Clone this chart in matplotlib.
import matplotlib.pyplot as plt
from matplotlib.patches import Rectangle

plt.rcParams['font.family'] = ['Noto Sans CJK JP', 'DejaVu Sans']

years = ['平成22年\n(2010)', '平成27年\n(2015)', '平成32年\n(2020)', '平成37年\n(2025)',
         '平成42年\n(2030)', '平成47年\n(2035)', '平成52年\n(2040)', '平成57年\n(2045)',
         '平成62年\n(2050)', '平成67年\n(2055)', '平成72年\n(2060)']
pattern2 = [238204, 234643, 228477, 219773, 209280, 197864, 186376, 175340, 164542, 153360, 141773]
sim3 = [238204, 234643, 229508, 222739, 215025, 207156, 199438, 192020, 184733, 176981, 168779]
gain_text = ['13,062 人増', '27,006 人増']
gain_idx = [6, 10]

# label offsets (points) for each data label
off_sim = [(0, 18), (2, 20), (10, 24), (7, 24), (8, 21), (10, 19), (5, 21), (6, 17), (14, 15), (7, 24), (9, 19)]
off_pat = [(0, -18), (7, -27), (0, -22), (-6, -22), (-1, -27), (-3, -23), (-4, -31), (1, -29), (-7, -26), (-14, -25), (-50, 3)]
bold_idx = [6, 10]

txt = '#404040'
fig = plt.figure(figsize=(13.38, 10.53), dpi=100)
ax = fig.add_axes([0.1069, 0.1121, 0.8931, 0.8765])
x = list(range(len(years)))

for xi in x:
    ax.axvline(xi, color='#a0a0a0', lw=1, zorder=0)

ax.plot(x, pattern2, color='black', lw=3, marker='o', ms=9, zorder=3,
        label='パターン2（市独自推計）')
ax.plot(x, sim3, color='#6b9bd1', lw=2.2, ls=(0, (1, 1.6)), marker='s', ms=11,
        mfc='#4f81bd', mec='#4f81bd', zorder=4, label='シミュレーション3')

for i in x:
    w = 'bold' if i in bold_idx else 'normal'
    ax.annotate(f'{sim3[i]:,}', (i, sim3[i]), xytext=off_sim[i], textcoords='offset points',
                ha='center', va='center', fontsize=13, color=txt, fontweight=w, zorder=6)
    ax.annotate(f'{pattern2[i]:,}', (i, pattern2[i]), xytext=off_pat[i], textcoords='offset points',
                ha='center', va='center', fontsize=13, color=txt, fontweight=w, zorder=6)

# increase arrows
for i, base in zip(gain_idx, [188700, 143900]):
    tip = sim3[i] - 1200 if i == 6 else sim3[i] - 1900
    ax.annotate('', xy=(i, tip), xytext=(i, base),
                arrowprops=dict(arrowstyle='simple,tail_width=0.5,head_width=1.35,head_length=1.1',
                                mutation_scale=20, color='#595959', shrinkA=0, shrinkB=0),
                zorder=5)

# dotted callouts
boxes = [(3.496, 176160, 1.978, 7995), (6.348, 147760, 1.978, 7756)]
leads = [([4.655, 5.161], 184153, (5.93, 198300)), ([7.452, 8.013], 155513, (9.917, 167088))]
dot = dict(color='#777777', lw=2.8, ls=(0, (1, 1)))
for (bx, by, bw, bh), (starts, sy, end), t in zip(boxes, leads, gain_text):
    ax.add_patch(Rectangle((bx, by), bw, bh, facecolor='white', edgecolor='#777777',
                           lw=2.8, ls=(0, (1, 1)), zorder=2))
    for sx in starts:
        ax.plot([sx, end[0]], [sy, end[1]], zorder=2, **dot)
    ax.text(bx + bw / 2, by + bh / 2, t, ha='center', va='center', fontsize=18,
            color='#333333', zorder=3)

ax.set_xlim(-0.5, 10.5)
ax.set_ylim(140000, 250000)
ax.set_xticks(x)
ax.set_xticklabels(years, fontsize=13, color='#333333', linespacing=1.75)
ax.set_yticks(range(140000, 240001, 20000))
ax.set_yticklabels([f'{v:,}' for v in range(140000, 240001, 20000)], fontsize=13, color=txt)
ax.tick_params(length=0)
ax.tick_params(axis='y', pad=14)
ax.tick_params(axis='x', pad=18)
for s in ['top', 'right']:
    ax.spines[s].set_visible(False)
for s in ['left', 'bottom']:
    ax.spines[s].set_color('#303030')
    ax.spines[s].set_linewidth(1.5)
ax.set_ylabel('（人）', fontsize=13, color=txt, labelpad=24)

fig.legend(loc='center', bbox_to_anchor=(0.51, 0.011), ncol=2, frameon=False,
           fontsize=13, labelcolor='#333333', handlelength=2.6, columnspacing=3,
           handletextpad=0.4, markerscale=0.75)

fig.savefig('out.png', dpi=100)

...

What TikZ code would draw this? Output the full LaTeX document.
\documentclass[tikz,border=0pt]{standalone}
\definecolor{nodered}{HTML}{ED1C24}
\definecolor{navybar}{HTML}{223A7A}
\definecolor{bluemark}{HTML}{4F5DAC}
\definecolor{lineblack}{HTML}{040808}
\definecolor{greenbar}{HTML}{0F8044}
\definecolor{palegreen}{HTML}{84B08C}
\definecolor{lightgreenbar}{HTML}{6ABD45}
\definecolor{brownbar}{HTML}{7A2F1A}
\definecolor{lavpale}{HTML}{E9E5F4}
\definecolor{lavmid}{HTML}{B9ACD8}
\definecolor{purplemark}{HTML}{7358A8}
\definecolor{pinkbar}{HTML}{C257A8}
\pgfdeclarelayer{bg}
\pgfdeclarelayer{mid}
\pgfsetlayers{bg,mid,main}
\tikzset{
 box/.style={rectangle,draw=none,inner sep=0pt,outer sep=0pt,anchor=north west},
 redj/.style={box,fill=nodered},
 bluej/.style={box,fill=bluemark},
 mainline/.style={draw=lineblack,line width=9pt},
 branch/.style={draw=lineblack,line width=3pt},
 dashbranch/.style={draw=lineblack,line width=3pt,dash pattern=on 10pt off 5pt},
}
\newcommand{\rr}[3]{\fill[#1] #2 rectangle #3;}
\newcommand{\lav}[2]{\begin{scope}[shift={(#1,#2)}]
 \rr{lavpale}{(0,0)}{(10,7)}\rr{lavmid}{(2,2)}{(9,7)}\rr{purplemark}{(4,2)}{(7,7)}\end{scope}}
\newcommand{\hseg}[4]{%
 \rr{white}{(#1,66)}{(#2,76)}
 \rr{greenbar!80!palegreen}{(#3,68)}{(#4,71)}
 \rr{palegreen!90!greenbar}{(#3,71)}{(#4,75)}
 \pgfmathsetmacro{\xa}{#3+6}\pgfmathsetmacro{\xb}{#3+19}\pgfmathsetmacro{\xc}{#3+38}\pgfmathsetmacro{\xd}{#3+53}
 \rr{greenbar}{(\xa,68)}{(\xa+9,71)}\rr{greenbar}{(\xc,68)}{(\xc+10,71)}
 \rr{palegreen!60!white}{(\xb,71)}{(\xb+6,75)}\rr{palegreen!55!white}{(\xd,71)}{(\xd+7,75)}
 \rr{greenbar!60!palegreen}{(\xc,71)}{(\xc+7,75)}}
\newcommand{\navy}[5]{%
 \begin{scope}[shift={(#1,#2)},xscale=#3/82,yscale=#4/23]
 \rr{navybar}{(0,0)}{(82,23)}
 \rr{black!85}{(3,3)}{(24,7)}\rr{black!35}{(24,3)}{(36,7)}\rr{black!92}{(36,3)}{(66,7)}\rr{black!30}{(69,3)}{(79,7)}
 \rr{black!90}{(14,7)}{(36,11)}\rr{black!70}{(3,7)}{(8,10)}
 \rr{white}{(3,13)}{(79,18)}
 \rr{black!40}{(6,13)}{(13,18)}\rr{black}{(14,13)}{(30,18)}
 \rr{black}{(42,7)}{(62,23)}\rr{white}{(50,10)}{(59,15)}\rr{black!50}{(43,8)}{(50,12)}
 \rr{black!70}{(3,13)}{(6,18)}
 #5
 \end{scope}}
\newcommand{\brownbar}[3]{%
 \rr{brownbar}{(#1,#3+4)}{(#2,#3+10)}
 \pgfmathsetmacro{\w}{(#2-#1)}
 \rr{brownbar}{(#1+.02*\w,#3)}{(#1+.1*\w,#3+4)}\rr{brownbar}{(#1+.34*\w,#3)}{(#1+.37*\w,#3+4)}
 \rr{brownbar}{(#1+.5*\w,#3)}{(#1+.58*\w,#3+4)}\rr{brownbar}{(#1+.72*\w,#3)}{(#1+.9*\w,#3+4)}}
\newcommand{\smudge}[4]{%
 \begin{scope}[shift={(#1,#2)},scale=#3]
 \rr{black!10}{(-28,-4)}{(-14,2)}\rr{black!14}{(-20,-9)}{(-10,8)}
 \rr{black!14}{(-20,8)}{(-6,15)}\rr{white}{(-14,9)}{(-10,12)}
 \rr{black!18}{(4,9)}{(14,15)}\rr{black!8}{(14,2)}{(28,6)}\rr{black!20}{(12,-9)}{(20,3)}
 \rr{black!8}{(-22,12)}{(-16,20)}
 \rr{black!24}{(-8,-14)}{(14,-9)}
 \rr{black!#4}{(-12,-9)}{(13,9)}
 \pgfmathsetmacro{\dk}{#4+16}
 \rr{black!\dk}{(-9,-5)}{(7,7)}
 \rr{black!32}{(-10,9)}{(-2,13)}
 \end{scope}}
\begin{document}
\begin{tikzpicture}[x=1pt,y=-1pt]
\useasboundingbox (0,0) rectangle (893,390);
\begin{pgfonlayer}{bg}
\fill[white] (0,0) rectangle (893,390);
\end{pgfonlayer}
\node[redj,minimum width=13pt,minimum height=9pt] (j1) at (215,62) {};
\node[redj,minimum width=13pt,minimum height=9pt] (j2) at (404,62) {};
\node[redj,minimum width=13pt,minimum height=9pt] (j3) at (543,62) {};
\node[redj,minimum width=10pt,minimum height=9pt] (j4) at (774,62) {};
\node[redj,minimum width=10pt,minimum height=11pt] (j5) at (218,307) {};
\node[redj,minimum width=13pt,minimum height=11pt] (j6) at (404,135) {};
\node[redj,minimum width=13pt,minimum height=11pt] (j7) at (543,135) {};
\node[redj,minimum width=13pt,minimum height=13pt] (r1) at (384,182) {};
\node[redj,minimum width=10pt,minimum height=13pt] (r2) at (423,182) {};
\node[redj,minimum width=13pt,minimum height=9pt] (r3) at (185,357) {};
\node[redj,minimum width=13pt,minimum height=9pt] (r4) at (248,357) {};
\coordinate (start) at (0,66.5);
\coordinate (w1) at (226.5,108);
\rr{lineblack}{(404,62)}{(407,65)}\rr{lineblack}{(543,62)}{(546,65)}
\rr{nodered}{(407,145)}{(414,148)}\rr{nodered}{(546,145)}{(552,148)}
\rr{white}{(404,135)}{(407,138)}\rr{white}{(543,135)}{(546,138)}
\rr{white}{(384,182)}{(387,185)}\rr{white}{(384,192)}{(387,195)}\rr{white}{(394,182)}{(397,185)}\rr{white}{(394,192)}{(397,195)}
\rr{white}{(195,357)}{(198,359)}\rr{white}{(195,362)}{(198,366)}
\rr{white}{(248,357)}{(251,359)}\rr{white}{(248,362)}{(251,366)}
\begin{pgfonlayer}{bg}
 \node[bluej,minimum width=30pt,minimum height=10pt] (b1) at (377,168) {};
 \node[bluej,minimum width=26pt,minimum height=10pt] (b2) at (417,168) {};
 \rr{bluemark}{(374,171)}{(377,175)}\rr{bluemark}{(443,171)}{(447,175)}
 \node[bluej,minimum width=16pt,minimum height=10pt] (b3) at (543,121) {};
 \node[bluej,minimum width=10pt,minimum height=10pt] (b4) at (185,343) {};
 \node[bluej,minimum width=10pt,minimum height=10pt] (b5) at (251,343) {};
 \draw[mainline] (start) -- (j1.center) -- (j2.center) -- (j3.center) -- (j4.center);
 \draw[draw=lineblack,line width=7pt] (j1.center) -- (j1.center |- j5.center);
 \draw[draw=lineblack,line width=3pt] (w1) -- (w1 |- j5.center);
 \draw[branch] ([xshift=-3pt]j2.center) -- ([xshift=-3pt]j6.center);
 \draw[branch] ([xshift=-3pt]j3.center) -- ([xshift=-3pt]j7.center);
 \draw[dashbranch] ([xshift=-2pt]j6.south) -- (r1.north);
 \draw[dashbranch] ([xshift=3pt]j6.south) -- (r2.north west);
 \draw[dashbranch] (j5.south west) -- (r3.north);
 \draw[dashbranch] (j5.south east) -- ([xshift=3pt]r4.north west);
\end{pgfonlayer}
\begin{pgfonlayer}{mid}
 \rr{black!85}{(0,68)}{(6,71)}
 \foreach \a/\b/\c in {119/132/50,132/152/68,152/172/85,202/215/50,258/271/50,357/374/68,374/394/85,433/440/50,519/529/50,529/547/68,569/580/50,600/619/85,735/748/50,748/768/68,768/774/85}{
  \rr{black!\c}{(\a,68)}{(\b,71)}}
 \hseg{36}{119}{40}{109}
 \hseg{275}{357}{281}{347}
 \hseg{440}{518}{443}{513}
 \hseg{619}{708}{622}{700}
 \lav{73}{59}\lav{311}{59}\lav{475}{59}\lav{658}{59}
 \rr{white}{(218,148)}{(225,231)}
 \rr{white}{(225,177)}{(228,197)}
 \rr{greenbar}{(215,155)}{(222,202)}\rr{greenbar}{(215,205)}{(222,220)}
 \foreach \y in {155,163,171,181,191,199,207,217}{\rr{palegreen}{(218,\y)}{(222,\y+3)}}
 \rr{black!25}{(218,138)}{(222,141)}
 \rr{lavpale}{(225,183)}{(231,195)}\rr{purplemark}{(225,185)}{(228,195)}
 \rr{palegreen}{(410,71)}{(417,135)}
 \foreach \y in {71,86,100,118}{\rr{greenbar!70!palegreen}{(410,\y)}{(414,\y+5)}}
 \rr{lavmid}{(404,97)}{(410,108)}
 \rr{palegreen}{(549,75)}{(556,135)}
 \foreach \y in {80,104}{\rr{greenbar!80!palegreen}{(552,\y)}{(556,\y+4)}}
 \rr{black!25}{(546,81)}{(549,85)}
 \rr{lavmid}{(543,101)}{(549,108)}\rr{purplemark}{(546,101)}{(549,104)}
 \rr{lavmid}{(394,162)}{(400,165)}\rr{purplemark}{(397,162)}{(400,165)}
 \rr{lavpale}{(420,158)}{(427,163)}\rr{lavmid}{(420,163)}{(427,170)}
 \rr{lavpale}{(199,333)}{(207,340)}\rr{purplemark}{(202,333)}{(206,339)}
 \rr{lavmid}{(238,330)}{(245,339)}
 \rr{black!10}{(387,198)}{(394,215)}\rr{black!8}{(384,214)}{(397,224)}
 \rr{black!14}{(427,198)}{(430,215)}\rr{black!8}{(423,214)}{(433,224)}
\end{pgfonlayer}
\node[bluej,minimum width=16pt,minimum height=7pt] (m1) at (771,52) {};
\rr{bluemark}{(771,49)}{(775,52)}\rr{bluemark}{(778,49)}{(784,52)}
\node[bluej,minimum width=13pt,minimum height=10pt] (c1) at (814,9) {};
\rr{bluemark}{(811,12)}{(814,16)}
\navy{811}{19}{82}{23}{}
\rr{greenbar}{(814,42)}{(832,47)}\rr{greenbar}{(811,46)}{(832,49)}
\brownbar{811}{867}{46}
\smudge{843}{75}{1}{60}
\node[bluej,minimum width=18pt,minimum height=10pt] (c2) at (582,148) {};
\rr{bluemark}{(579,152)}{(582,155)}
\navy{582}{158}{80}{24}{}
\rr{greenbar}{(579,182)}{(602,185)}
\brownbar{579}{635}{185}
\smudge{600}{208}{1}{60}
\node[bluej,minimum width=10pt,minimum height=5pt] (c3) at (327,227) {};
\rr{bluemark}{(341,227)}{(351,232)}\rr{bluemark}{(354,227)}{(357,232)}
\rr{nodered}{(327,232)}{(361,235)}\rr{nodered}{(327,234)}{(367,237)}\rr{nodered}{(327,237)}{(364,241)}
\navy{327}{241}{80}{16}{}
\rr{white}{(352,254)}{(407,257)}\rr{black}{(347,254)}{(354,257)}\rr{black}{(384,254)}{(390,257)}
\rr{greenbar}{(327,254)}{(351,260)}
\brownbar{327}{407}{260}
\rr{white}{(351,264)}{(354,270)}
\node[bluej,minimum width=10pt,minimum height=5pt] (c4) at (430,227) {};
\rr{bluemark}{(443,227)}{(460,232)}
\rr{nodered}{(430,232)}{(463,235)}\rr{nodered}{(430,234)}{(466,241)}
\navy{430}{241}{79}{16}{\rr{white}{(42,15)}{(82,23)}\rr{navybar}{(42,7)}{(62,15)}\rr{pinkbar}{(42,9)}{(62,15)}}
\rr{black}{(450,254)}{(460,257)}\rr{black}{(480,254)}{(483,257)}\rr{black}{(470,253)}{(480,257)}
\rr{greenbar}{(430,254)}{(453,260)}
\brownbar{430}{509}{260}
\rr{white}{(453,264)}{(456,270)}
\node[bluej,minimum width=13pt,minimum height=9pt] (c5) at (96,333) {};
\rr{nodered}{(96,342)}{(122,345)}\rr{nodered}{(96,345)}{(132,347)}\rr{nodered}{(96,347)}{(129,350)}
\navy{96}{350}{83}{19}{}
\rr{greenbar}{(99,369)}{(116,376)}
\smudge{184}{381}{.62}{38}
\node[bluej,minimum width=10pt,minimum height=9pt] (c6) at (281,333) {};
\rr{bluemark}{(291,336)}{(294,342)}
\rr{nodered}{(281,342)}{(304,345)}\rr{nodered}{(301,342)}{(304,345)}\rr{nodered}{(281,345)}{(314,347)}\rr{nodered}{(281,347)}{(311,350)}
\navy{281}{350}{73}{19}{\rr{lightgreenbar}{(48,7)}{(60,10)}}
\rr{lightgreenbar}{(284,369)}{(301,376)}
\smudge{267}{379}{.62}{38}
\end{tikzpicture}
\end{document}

# Given request
Copy out exactly the lines from the one with "Clone this chart in matplotlib." through the one with "gain_idx = [6, 10]", counting both ends, and no other lines.

# Expected output
Clone this chart in matplotlib.
import matplotlib.pyplot as plt
from matplotlib.patches import Rectangle

plt.rcParams['font.family'] = ['Noto Sans CJK JP', 'DejaVu Sans']

years = ['平成22年\n(2010)', '平成27年\n(2015)', '平成32年\n(2020)', '平成37年\n(2025)',
         '平成42年\n(2030)', '平成47年\n(2035)', '平成52年\n(2040)', '平成57年\n(2045)',
         '平成62年\n(2050)', '平成67年\n(2055)', '平成72年\n(2060)']
pattern2 = [238204, 234643, 228477, 219773, 209280, 197864, 186376, 175340, 164542, 153360, 141773]
sim3 = [238204, 234643, 229508, 222739, 215025, 207156, 199438, 192020, 184733, 176981, 168779]
gain_text = ['13,062 人増', '27,006 人増']
gain_idx = [6, 10]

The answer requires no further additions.